Keep every line where the word "that" appears; drop the rest.
— Begin Entries shown —
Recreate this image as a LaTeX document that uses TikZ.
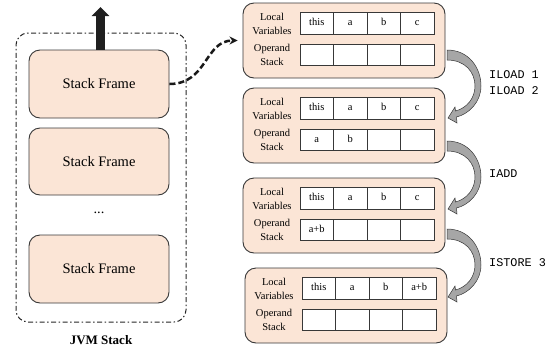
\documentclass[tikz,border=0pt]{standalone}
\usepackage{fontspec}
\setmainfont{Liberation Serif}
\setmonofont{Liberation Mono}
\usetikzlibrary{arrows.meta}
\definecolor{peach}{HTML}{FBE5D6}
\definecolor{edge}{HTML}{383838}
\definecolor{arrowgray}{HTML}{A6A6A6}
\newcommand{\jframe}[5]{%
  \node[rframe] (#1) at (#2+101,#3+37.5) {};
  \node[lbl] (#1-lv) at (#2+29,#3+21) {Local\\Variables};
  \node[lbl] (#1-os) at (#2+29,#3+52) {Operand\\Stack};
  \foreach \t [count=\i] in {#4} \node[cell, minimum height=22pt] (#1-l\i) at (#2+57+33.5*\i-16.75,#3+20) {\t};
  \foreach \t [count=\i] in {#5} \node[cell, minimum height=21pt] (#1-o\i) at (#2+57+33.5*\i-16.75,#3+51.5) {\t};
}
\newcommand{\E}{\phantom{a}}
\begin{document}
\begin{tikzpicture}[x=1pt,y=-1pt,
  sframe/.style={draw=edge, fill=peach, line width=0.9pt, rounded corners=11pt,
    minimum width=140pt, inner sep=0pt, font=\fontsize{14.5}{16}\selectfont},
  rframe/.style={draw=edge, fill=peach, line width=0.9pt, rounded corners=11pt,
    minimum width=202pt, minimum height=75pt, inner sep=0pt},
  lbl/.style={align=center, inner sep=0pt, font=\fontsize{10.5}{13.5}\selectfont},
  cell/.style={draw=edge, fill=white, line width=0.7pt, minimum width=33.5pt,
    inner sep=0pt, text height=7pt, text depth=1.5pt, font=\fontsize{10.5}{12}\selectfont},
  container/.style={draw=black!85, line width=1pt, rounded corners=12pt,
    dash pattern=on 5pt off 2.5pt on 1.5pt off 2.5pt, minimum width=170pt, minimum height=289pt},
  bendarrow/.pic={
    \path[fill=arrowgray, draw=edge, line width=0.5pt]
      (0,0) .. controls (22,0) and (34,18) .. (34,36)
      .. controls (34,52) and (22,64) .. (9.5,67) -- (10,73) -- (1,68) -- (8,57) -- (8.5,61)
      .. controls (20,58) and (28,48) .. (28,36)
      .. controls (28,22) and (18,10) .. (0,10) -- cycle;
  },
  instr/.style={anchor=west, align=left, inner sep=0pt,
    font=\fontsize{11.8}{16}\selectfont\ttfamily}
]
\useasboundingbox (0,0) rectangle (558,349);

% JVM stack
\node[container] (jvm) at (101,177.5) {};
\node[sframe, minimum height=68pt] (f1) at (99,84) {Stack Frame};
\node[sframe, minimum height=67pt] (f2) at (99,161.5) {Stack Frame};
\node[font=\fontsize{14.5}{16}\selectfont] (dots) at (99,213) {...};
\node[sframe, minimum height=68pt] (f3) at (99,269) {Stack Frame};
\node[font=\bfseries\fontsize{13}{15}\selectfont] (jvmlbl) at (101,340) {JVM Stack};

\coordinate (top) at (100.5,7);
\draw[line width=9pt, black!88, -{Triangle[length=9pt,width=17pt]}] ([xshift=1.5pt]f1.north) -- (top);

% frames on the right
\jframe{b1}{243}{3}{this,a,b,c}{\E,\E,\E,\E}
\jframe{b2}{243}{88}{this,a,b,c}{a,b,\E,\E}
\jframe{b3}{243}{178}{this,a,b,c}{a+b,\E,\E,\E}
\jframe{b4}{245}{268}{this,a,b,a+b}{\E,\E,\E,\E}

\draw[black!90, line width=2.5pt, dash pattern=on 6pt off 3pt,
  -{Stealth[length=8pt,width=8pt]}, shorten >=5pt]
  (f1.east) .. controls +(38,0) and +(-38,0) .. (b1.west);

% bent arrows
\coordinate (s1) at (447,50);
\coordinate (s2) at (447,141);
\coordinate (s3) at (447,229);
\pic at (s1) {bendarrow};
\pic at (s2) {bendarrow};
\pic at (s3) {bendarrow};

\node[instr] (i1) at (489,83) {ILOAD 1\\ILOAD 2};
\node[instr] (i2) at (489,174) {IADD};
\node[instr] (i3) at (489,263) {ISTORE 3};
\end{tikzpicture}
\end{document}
— End Entries shown —
— Begin Entries shown —
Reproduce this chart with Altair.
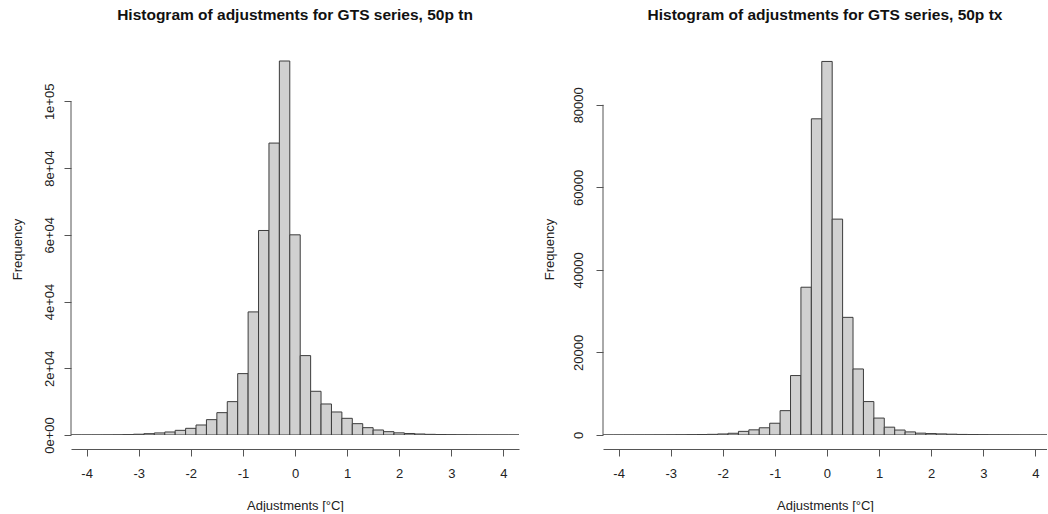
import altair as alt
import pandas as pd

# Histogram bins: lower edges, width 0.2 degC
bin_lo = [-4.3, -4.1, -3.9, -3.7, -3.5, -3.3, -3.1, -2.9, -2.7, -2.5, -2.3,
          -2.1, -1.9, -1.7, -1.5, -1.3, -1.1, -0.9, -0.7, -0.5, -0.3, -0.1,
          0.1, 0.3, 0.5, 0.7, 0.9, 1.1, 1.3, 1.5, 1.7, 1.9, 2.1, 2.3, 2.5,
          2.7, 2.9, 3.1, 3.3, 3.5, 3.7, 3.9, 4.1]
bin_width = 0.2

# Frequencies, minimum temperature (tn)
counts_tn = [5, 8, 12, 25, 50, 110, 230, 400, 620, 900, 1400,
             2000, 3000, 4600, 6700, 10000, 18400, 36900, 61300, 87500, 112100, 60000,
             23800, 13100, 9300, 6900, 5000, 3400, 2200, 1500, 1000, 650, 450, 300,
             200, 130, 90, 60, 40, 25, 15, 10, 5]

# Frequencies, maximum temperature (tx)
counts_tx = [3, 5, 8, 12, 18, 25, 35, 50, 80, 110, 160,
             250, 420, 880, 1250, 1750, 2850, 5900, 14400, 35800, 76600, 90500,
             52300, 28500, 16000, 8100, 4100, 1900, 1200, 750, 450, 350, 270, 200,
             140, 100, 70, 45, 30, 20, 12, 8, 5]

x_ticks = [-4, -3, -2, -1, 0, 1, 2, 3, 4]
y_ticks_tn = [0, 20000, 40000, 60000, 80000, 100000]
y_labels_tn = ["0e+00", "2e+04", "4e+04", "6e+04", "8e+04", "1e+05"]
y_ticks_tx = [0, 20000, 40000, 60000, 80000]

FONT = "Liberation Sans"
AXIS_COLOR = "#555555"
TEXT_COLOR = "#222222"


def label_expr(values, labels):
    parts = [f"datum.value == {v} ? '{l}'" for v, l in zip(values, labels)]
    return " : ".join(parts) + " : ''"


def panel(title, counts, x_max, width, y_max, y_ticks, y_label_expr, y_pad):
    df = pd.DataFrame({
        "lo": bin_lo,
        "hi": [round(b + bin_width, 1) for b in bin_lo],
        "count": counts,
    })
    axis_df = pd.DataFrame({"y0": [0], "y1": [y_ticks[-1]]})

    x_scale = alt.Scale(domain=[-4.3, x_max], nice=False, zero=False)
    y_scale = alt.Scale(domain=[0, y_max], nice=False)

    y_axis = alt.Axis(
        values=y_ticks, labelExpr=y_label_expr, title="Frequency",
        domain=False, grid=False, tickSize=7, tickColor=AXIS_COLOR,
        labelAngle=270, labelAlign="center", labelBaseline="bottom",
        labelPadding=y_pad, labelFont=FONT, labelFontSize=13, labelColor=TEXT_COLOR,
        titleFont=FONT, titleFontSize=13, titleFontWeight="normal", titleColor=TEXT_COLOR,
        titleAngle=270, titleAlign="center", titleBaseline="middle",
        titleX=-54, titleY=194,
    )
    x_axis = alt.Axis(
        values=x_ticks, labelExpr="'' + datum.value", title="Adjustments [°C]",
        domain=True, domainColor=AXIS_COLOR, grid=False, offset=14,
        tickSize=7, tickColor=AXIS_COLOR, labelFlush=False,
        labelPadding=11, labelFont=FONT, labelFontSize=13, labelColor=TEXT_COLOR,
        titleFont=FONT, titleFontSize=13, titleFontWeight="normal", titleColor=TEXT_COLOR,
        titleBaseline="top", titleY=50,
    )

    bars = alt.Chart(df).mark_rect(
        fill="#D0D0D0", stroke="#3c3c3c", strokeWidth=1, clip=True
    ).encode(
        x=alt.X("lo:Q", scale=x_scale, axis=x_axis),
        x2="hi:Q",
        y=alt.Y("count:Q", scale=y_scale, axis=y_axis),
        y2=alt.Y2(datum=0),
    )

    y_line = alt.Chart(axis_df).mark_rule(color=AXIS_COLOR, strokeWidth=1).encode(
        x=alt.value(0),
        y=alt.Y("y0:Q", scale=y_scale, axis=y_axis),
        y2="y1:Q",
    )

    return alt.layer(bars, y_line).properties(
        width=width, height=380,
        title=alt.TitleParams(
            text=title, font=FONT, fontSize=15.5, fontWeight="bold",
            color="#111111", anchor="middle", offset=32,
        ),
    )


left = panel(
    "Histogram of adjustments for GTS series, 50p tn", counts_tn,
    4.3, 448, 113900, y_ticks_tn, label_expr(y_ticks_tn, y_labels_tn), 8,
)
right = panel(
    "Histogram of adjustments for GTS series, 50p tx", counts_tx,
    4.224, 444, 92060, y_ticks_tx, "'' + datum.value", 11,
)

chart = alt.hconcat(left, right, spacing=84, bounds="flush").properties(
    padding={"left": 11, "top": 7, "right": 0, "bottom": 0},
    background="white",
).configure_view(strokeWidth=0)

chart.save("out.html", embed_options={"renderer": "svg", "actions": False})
— End Entries shown —
— Begin Entries shown —
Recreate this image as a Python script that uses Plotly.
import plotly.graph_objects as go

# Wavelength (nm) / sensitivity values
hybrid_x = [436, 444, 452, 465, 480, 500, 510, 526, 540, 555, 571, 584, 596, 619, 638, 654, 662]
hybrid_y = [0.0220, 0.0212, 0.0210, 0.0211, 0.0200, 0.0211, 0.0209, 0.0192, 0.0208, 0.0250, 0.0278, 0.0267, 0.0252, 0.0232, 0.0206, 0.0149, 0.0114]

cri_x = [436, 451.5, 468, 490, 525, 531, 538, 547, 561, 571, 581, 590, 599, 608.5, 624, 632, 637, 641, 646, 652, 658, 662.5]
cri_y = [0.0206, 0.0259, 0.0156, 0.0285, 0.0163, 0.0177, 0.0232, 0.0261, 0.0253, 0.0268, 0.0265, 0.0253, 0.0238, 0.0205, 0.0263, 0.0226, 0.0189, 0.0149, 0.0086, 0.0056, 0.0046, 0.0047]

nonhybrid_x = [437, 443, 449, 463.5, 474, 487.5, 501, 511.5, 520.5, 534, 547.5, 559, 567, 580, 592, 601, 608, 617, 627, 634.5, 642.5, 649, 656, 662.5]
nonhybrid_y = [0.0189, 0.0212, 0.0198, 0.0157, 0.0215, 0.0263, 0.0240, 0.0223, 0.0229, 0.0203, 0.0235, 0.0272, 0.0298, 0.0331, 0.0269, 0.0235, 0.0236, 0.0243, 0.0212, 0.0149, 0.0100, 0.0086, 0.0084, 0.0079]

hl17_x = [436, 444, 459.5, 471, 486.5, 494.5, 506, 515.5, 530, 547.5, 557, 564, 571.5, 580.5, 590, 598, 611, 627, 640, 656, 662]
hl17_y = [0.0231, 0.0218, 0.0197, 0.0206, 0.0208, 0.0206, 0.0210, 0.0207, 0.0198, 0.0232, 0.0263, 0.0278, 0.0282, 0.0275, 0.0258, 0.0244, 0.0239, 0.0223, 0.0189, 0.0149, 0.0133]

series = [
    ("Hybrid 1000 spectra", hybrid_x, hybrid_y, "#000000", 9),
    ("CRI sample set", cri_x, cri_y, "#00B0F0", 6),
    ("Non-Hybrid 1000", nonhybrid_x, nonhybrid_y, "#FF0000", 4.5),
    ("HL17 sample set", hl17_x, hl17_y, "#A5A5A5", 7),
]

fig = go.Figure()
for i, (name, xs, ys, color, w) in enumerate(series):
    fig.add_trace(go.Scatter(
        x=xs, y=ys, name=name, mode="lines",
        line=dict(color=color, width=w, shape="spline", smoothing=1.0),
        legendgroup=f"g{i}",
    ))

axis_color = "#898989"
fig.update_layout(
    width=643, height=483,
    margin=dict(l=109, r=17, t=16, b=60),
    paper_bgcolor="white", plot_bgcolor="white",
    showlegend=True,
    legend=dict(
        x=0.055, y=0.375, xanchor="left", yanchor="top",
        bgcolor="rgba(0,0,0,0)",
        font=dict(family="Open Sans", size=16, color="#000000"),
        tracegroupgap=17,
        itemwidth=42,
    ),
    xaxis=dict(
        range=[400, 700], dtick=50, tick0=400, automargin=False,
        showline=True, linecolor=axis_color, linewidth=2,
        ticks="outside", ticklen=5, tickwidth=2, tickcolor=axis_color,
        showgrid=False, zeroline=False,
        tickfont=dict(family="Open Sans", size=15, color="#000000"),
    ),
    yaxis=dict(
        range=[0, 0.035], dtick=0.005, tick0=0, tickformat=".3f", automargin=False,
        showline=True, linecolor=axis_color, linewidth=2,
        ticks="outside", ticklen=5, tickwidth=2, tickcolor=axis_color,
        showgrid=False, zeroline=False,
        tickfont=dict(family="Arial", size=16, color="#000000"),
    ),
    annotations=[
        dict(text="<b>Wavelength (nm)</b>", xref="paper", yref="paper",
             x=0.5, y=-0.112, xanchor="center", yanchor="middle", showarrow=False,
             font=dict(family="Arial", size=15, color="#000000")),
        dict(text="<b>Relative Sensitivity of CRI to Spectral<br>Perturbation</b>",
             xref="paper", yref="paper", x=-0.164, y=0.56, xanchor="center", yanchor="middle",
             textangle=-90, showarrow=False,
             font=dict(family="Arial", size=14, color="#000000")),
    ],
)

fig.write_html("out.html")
— End Entries shown —
● **Right answer**:
Recreate this image as a LaTeX document that uses TikZ.
Recreate this image as a Python script that uses Plotly.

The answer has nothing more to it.